PROBLEM DESCRIPTION:
Extract everything from the first line through the line with "pw, ph = W - L - R, H - T - B", both ends included, except for any pictures.

----------

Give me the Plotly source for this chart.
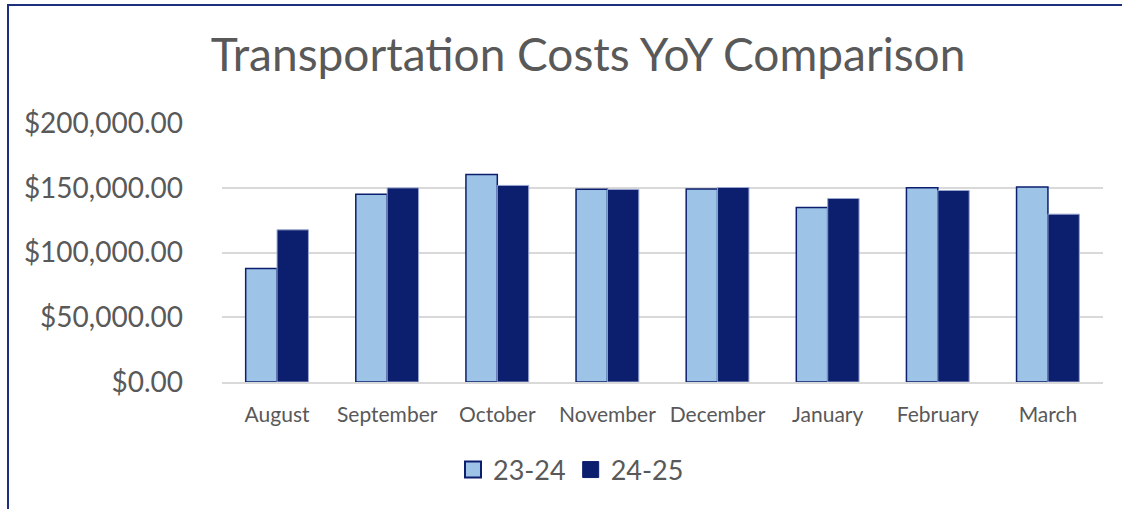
import plotly.graph_objects as go

months = ["August", "September", "October", "November", "December", "January", "February", "March"]
fy_2324 = [87600, 145000, 160300, 148900, 149000, 134800, 150000, 150500]
fy_2425 = [117500, 149900, 151800, 148700, 150200, 141700, 147900, 129600]
series_names = ["23-24", "24-25"]

LIGHT = "#9DC3E6"
NAVY = "#0B1F6E"
TEXT = "#595959"
FONT = "Lato"

W, H = 1122, 509
L, R, T, B = 222, 19, 123, 127
pw, ph = W - L - R, H - T - B

fig = go.Figure()
fig.add_trace(go.Bar(x=months, y=fy_2324, name=series_names[0], showlegend=False,
                     marker=dict(color=LIGHT, line=dict(color=NAVY, width=1.5))))
fig.add_trace(go.Bar(x=months, y=fy_2425, name=series_names[1], showlegend=False,
                     marker=dict(color=NAVY, line=dict(color="#9AA5CF", width=1))))
# legend proxies
fig.add_trace(go.Scatter(x=[None], y=[None], mode="markers", name=series_names[0],
                         marker=dict(symbol="square", size=17, color=LIGHT, line=dict(color=NAVY, width=2))))
fig.add_trace(go.Scatter(x=[None], y=[None], mode="markers", name=series_names[1],
                         marker=dict(symbol="square", size=17, color=NAVY, line=dict(color=NAVY, width=1))))

fig.update_layout(
    width=W, height=H,
    margin=dict(l=L, r=R, t=T, b=B),
    paper_bgcolor="white", plot_bgcolor="white",
    barmode="group", bargap=0.43, bargroupgap=0,
    font=dict(family=FONT, color=TEXT),
    title=dict(text="Transportation Costs YoY Comparison", x=588 / W, xanchor="center",
               y=1 - 55 / H, yanchor="middle", font=dict(size=46, color=TEXT, family=FONT)),
    legend=dict(orientation="h", x=(571 - L) / pw, xanchor="center", y=-(470 - (T + ph)) / ph,
                yanchor="middle", font=dict(size=27, color=TEXT), itemwidth=30, tracegroupgap=0),
    xaxis=dict(showgrid=False, showline=True, linecolor="#D9D9D9", linewidth=1.5,
               ticks="", tickfont=dict(size=21, color=TEXT), ticklabelstandoff=13),
    yaxis=dict(range=[0, 200000], dtick=50000, tickprefix="$", tickformat=",.2f",
               showgrid=True, gridcolor="#D9D9D9", gridwidth=1.5, zeroline=False,
               showline=False, ticks="", tickfont=dict(size=28, color=TEXT), ticklabelstandoff=38),
    shapes=[dict(type="rect", xref="paper", yref="paper",
                 x0=(8 - L) / pw, x1=(W + 20 - L) / pw,
                 y0=-(H + 20 - T - ph) / ph, y1=1 + (T - 5) / ph,
                 line=dict(color="#1F2F80", width=2), layer="below")],
)

fig.write_html("out.html", config={"displayModeBar": False},
               post_script="document.body.style.margin='0';document.body.style.overflow='hidden';")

----------

TASK ANSWER:
Give me the Plotly source for this chart.
import plotly.graph_objects as go

months = ["August", "September", "October", "November", "December", "January", "February", "March"]
fy_2324 = [87600, 145000, 160300, 148900, 149000, 134800, 150000, 150500]
fy_2425 = [117500, 149900, 151800, 148700, 150200, 141700, 147900, 129600]
series_names = ["23-24", "24-25"]

LIGHT = "#9DC3E6"
NAVY = "#0B1F6E"
TEXT = "#595959"
FONT = "Lato"

W, H = 1122, 509
L, R, T, B = 222, 19, 123, 127
pw, ph = W - L - R, H - T - B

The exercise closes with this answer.